- [Your task]:
Every record must be repeated exactly; omit any pictures they contain.
________
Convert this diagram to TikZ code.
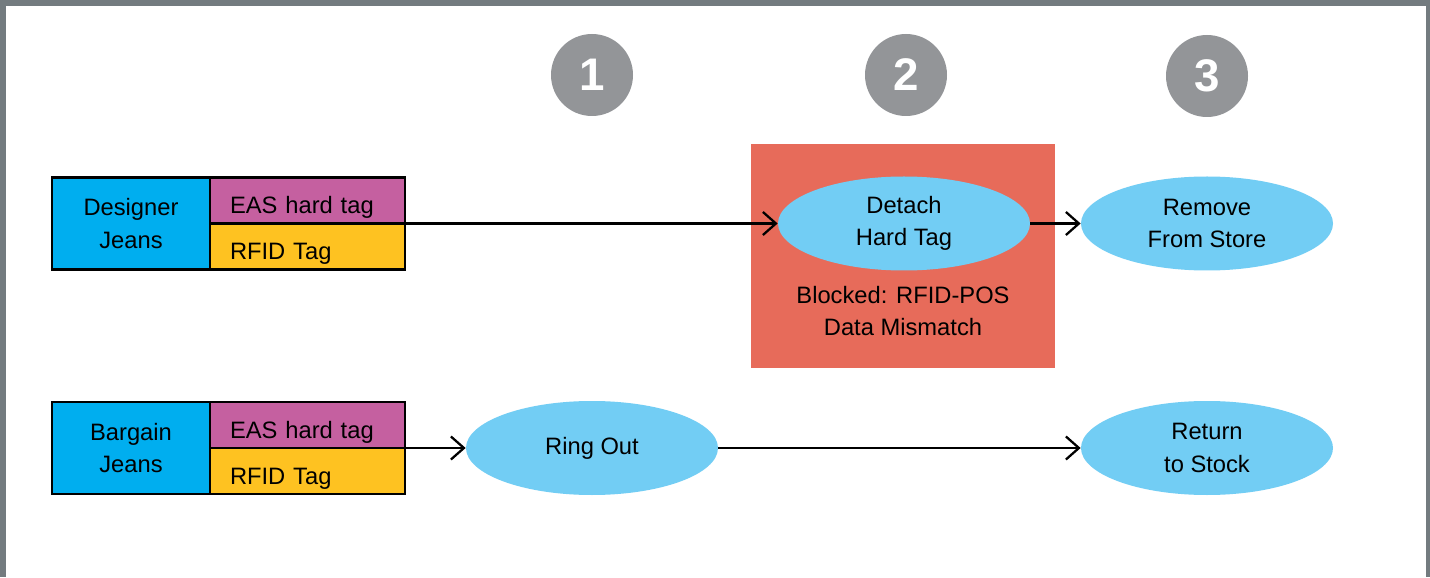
\documentclass[tikz,border=0pt]{standalone}
\usepackage{fontspec}
\setmainfont{Liberation Sans}
\usepackage{tikz}
\usetikzlibrary{shapes.geometric, arrows.meta}
\definecolor{jeansblue}{HTML}{00AEEF}
\definecolor{easpink}{HTML}{C560A0}
\definecolor{rfidyellow}{HTML}{FEC221}
\definecolor{stepblue}{HTML}{72CDF4}
\definecolor{blockred}{HTML}{E76B5A}
\definecolor{numgray}{HTML}{939598}
\definecolor{framegray}{HTML}{737B7F}

\begin{document}
\begin{tikzpicture}[
    every node/.style={font=\fontsize{13.5}{18.5}\selectfont},
    item/.style={rectangle, draw, line width=1.2pt, outer sep=0pt, fill=jeansblue, minimum width=3.16cm, minimum height=1.84cm, align=center, inner sep=0pt},
    tag/.style={rectangle, draw, line width=1.2pt, outer sep=0pt, minimum width=3.9cm, minimum height=0.92cm, text width=3.1cm, text height=0.6cm, text depth=0.08cm, inner xsep=0.4cm, inner ysep=0pt, align=left},
    stepnode/.style={ellipse, fill=stepblue, minimum width=5.04cm, minimum height=1.88cm, align=center, inner sep=0pt},
    num/.style={circle, fill=numgray, text=white, minimum size=1.64cm, inner sep=0pt, font=\fontsize{26}{26}\selectfont\bfseries},
    arr/.style={-{Straight Barb[length=2.6mm,width=4.6mm]}, line width=1.3pt}
    ]
    \fill[framegray] (0,0) rectangle (28.6,11.54);
    \fill[white] (0.12,0) rectangle (28.52,11.42);

    \node[num] (n1) at (11.84,10.04) {1};
    \node[num] (n2) at (18.12,10.04) {2};
    \node[num] (n3) at (24.14,10.02) {3};

    \node[item] (dj) at (2.62,7.07) {Designer\\Jeans};
    \node[tag, fill=easpink, anchor=south west] (dj-eas) at (dj.east) {EAS hard tag};
    \node[tag, fill=rfidyellow, anchor=north west] (dj-rfid) at (dj.east) {RFID Tag};

    \node[item] (bj) at (2.62,2.58) {Bargain\\Jeans};
    \node[tag, fill=easpink, anchor=south west] (bj-eas) at (bj.east) {EAS hard tag};
    \node[tag, fill=rfidyellow, anchor=north west] (bj-rfid) at (bj.east) {RFID Tag};

    \node[rectangle, fill=blockred, minimum width=6.08cm, minimum height=4.48cm] (block) at (18.06,6.42) {};
    \node[stepnode] (detach) at (18.08,7.07) {Detach\\Hard Tag};
    \node[align=center] (blocked) at (18.06,5.32) {Blocked: RFID-POS\\Data Mismatch};
    \node[stepnode] (remove) at (24.14,7.07) {Remove\\From Store};

    \node[stepnode] (ring) at (11.84,2.58) {Ring Out};
    \node[stepnode] (return) at (24.14,2.58) {Return\\to Stock};

    \draw[arr] (dj-eas.south east) -- (detach.west);
    \draw[arr] (detach.east) -- (remove.west);
    \draw[arr] (bj-eas.south east) -- (ring.west);
    \draw[arr] (ring.east) -- (return.west);
\end{tikzpicture}
\end{document}
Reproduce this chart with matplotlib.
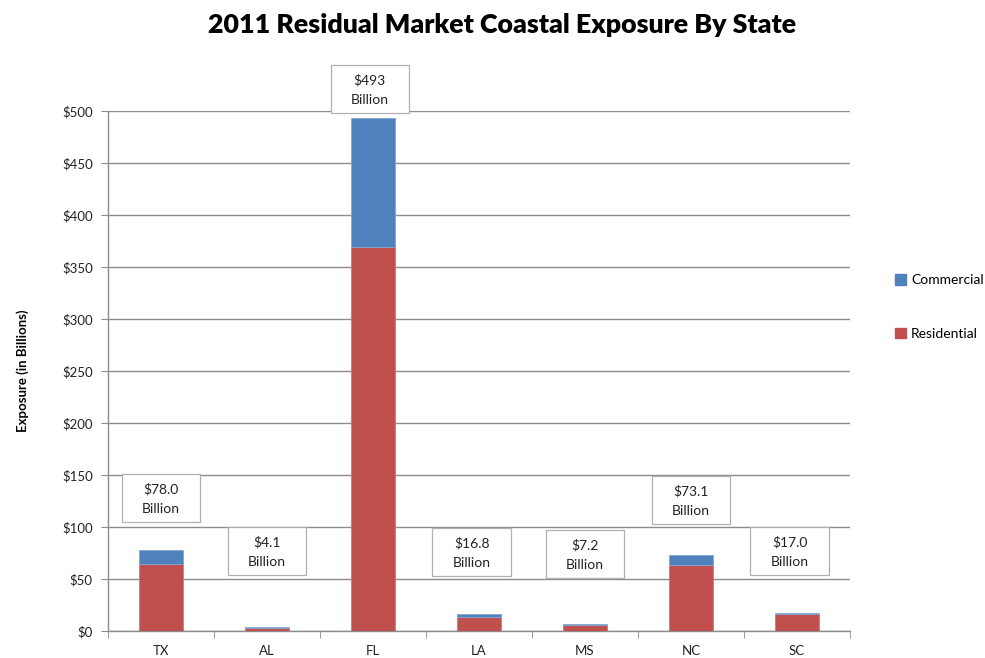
import matplotlib
matplotlib.use("Agg")
import matplotlib.pyplot as plt
from matplotlib.patches import Rectangle, Patch
import numpy as np

states = ["TX", "AL", "FL", "LA", "MS", "NC", "SC"]
residential = [64.5, 3.0, 369.0, 13.6, 6.0, 63.5, 16.0]
commercial = [13.5, 1.1, 124.0, 3.2, 1.2, 9.6, 1.0]
total_labels = ["$78.0", "$4.1", "$493", "$16.8", "$7.2", "$73.1", "$17.0"]
label_centers = [128, 77, 521, 76, 74, 126, 77]
label_shift = [0, 0, -0.03, -0.07, 0, 0, -0.07]
yticks = [0, 50, 100, 150, 200, 250, 300, 350, 400, 450, 500]

RED = "#C0504D"
BLUE = "#4F81BD"
GRID = "#8c8c8c"

plt.rcParams['font.family'] = ['Lato', 'DejaVu Sans']

fig = plt.figure(figsize=(9.85, 6.58), dpi=100)
ax = fig.add_axes([108/985, 27/658, (850-108)/985, (631-111)/658])

x = np.arange(len(states))
w = 0.42
ax.bar(x, residential, width=w, color=RED, edgecolor="#d07a78", linewidth=0.6, zorder=3)
ax.bar(x, commercial, width=w, bottom=residential, color=BLUE, edgecolor="#86a6d2", linewidth=0.6, zorder=3)

ax.set_xlim(-0.5, len(states) - 0.5)
ax.set_ylim(0, 500)
ax.set_yticks(yticks)
ax.set_yticklabels([f"${v}" for v in yticks], fontsize=9.5, color="#222222")
ax.set_xticks(x)
ax.set_xticklabels(states, fontsize=9.5, color="#222222")
ax.set_xticks(np.arange(len(states) + 1) - 0.5, minor=True)
ax.tick_params(axis="x", which="major", length=0, pad=10)
ax.tick_params(axis="x", which="minor", length=5, color=GRID, direction="out")
ax.tick_params(axis="y", length=5, color=GRID, direction="out", pad=6)

ax.yaxis.grid(True, color=GRID, linewidth=1.0, zorder=0)
ax.set_axisbelow(True)
for s in ["top", "right"]:
    ax.spines[s].set_visible(False)
for s in ["left", "bottom"]:
    ax.spines[s].set_color(GRID)
    ax.spines[s].set_linewidth(1.0)

# total labels in boxes
bw = 0.74
bh = 46
for xi, lab, yc, dx in zip(x, total_labels, label_centers, label_shift):
    cx = xi + dx
    r = Rectangle((cx - bw/2, yc - bh/2), bw, bh, facecolor="white",
                  edgecolor="#b0b0b0", linewidth=0.9, zorder=5, clip_on=False)
    ax.add_patch(r)
    ax.text(cx, yc - 1, f"{lab}\nBillion", ha="center", va="center", fontsize=10,
            linespacing=1.75, color="#222222", zorder=6, clip_on=False)

ax.set_ylabel("Exposure (in Billions)", fontsize=9.5, fontweight="bold", labelpad=24)

fig.text(0.510, 0.962, "2011 Residual Market Coastal Exposure By State",
         ha="center", va="center", fontsize=19.3, fontweight="heavy")

handles = [Patch(facecolor=BLUE, edgecolor=BLUE), Patch(facecolor=RED, edgecolor=RED)]
fig.legend(handles, ["Commercial", "Residential"], loc="center left",
           bbox_to_anchor=(882/985, 1 - 307/658), frameon=False, fontsize=10,
           labelspacing=3.0, handlelength=0.8, handleheight=0.8, handletextpad=0.4)

fig.savefig("out.png", dpi=100)
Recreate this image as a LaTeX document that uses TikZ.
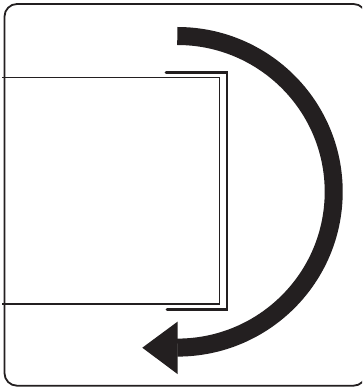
\documentclass[tikz,border=0pt]{standalone}
\definecolor{ink}{HTML}{231F20}
\tikzset{
  thinline/.style={draw=ink,line width=1.8pt},
  doorline/.style={draw=ink,line width=2.8pt,line cap=round,line join=miter},
  framestyle/.style={draw=ink,line width=1.8pt,rounded corners=12.5pt},
  sweep/.style={draw=ink,line width=18pt},
  sweephead/.style={fill=ink}
}
\begin{document}
\begin{tikzpicture}[x=1pt,y=-1pt]
\useasboundingbox (0,0) rectangle (362,387);
\clip (0,0) rectangle (362,387);
\fill[white] (0,0) rectangle (362,387);
\draw[framestyle] (4.5,4) rectangle (366,385.7);
\draw[thinline] (2,77.5) -- (219.5,77.5) -- (219.5,304) -- (2,304);
\draw[doorline] (166,72.5) -- (227,72.5) -- (227,309.7) -- (167,309.7);
\draw[sweep] (177.3,36) arc[start angle=90,end angle=-90,x radius=156.4,y radius=-155.8];
\fill[sweephead] (142.3,347.7) -- (177.5,321.7) -- (177.5,374) -- cycle;
\end{tikzpicture}
\end{document}
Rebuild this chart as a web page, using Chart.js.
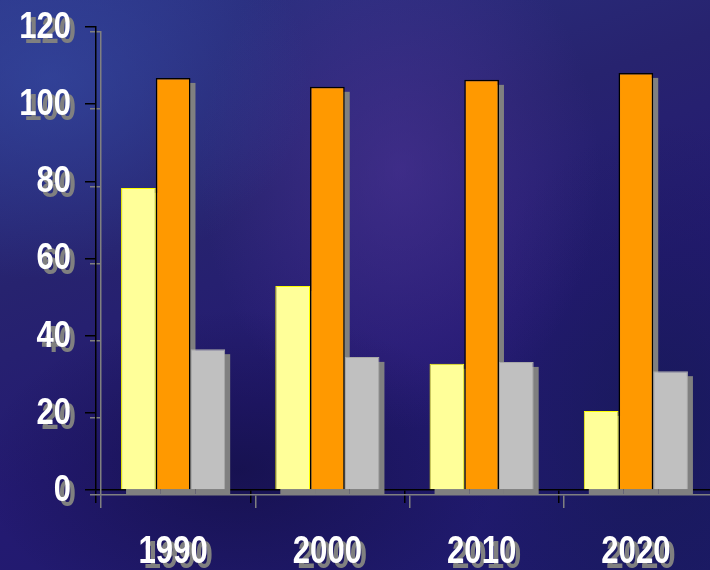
________
- [Finished answer]:
Convert this diagram to TikZ code.
\documentclass[tikz,border=0pt]{standalone}
\usepackage{fontspec}
\setmainfont{Liberation Sans}
\usepackage{tikz}
\usetikzlibrary{shapes.geometric, arrows.meta}
\definecolor{jeansblue}{HTML}{00AEEF}
\definecolor{easpink}{HTML}{C560A0}
\definecolor{rfidyellow}{HTML}{FEC221}
\definecolor{stepblue}{HTML}{72CDF4}
\definecolor{blockred}{HTML}{E76B5A}
\definecolor{numgray}{HTML}{939598}
\definecolor{framegray}{HTML}{737B7F}

\begin{document}
\begin{tikzpicture}[
    every node/.style={font=\fontsize{13.5}{18.5}\selectfont},
    item/.style={rectangle, draw, line width=1.2pt, outer sep=0pt, fill=jeansblue, minimum width=3.16cm, minimum height=1.84cm, align=center, inner sep=0pt},
    tag/.style={rectangle, draw, line width=1.2pt, outer sep=0pt, minimum width=3.9cm, minimum height=0.92cm, text width=3.1cm, text height=0.6cm, text depth=0.08cm, inner xsep=0.4cm, inner ysep=0pt, align=left},
    stepnode/.style={ellipse, fill=stepblue, minimum width=5.04cm, minimum height=1.88cm, align=center, inner sep=0pt},
    num/.style={circle, fill=numgray, text=white, minimum size=1.64cm, inner sep=0pt, font=\fontsize{26}{26}\selectfont\bfseries},
    arr/.style={-{Straight Barb[length=2.6mm,width=4.6mm]}, line width=1.3pt}
    ]
    \fill[framegray] (0,0) rectangle (28.6,11.54);
    \fill[white] (0.12,0) rectangle (28.52,11.42);

    \node[num] (n1) at (11.84,10.04) {1};
    \node[num] (n2) at (18.12,10.04) {2};
    \node[num] (n3) at (24.14,10.02) {3};

    \node[item] (dj) at (2.62,7.07) {Designer\\Jeans};
    \node[tag, fill=easpink, anchor=south west] (dj-eas) at (dj.east) {EAS hard tag};
    \node[tag, fill=rfidyellow, anchor=north west] (dj-rfid) at (dj.east) {RFID Tag};

    \node[item] (bj) at (2.62,2.58) {Bargain\\Jeans};
    \node[tag, fill=easpink, anchor=south west] (bj-eas) at (bj.east) {EAS hard tag};
    \node[tag, fill=rfidyellow, anchor=north west] (bj-rfid) at (bj.east) {RFID Tag};

    \node[rectangle, fill=blockred, minimum width=6.08cm, minimum height=4.48cm] (block) at (18.06,6.42) {};
    \node[stepnode] (detach) at (18.08,7.07) {Detach\\Hard Tag};
    \node[align=center] (blocked) at (18.06,5.32) {Blocked: RFID-POS\\Data Mismatch};
    \node[stepnode] (remove) at (24.14,7.07) {Remove\\From Store};

    \node[stepnode] (ring) at (11.84,2.58) {Ring Out};
    \node[stepnode] (return) at (24.14,2.58) {Return\\to Stock};

    \draw[arr] (dj-eas.south east) -- (detach.west);
    \draw[arr] (detach.east) -- (remove.west);
    \draw[arr] (bj-eas.south east) -- (ring.west);
    \draw[arr] (ring.east) -- (return.west);
\end{tikzpicture}
\end{document}
Reproduce this chart with matplotlib.
import matplotlib
matplotlib.use("Agg")
import matplotlib.pyplot as plt
from matplotlib.patches import Rectangle, Patch
import numpy as np

states = ["TX", "AL", "FL", "LA", "MS", "NC", "SC"]
residential = [64.5, 3.0, 369.0, 13.6, 6.0, 63.5, 16.0]
commercial = [13.5, 1.1, 124.0, 3.2, 1.2, 9.6, 1.0]
total_labels = ["$78.0", "$4.1", "$493", "$16.8", "$7.2", "$73.1", "$17.0"]
label_centers = [128, 77, 521, 76, 74, 126, 77]
label_shift = [0, 0, -0.03, -0.07, 0, 0, -0.07]
yticks = [0, 50, 100, 150, 200, 250, 300, 350, 400, 450, 500]

RED = "#C0504D"
BLUE = "#4F81BD"
GRID = "#8c8c8c"

plt.rcParams['font.family'] = ['Lato', 'DejaVu Sans']

fig = plt.figure(figsize=(9.85, 6.58), dpi=100)
ax = fig.add_axes([108/985, 27/658, (850-108)/985, (631-111)/658])

x = np.arange(len(states))
w = 0.42
ax.bar(x, residential, width=w, color=RED, edgecolor="#d07a78", linewidth=0.6, zorder=3)
ax.bar(x, commercial, width=w, bottom=residential, color=BLUE, edgecolor="#86a6d2", linewidth=0.6, zorder=3)

ax.set_xlim(-0.5, len(states) - 0.5)
ax.set_ylim(0, 500)
ax.set_yticks(yticks)
ax.set_yticklabels([f"${v}" for v in yticks], fontsize=9.5, color="#222222")
ax.set_xticks(x)
ax.set_xticklabels(states, fontsize=9.5, color="#222222")
ax.set_xticks(np.arange(len(states) + 1) - 0.5, minor=True)
ax.tick_params(axis="x", which="major", length=0, pad=10)
ax.tick_params(axis="x", which="minor", length=5, color=GRID, direction="out")
ax.tick_params(axis="y", length=5, color=GRID, direction="out", pad=6)

ax.yaxis.grid(True, color=GRID, linewidth=1.0, zorder=0)
ax.set_axisbelow(True)
for s in ["top", "right"]:
    ax.spines[s].set_visible(False)
for s in ["left", "bottom"]:
    ax.spines[s].set_color(GRID)
    ax.spines[s].set_linewidth(1.0)

# total labels in boxes
bw = 0.74
bh = 46
for xi, lab, yc, dx in zip(x, total_labels, label_centers, label_shift):
    cx = xi + dx
    r = Rectangle((cx - bw/2, yc - bh/2), bw, bh, facecolor="white",
                  edgecolor="#b0b0b0", linewidth=0.9, zorder=5, clip_on=False)
    ax.add_patch(r)
    ax.text(cx, yc - 1, f"{lab}\nBillion", ha="center", va="center", fontsize=10,
            linespacing=1.75, color="#222222", zorder=6, clip_on=False)

ax.set_ylabel("Exposure (in Billions)", fontsize=9.5, fontweight="bold", labelpad=24)

fig.text(0.510, 0.962, "2011 Residual Market Coastal Exposure By State",
         ha="center", va="center", fontsize=19.3, fontweight="heavy")

handles = [Patch(facecolor=BLUE, edgecolor=BLUE), Patch(facecolor=RED, edgecolor=RED)]
fig.legend(handles, ["Commercial", "Residential"], loc="center left",
           bbox_to_anchor=(882/985, 1 - 307/658), frameon=False, fontsize=10,
           labelspacing=3.0, handlelength=0.8, handleheight=0.8, handletextpad=0.4)

fig.savefig("out.png", dpi=100)
Recreate this image as a LaTeX document that uses TikZ.
\documentclass[tikz,border=0pt]{standalone}
\definecolor{ink}{HTML}{231F20}
\tikzset{
  thinline/.style={draw=ink,line width=1.8pt},
  doorline/.style={draw=ink,line width=2.8pt,line cap=round,line join=miter},
  framestyle/.style={draw=ink,line width=1.8pt,rounded corners=12.5pt},
  sweep/.style={draw=ink,line width=18pt},
  sweephead/.style={fill=ink}
}
\begin{document}
\begin{tikzpicture}[x=1pt,y=-1pt]
\useasboundingbox (0,0) rectangle (362,387);
\clip (0,0) rectangle (362,387);
\fill[white] (0,0) rectangle (362,387);
\draw[framestyle] (4.5,4) rectangle (366,385.7);
\draw[thinline] (2,77.5) -- (219.5,77.5) -- (219.5,304) -- (2,304);
\draw[doorline] (166,72.5) -- (227,72.5) -- (227,309.7) -- (167,309.7);
\draw[sweep] (177.3,36) arc[start angle=90,end angle=-90,x radius=156.4,y radius=-155.8];
\fill[sweephead] (142.3,347.7) -- (177.5,321.7) -- (177.5,374) -- cycle;
\end{tikzpicture}
\end{document}
Rebuild this chart as a web page, using Chart.js.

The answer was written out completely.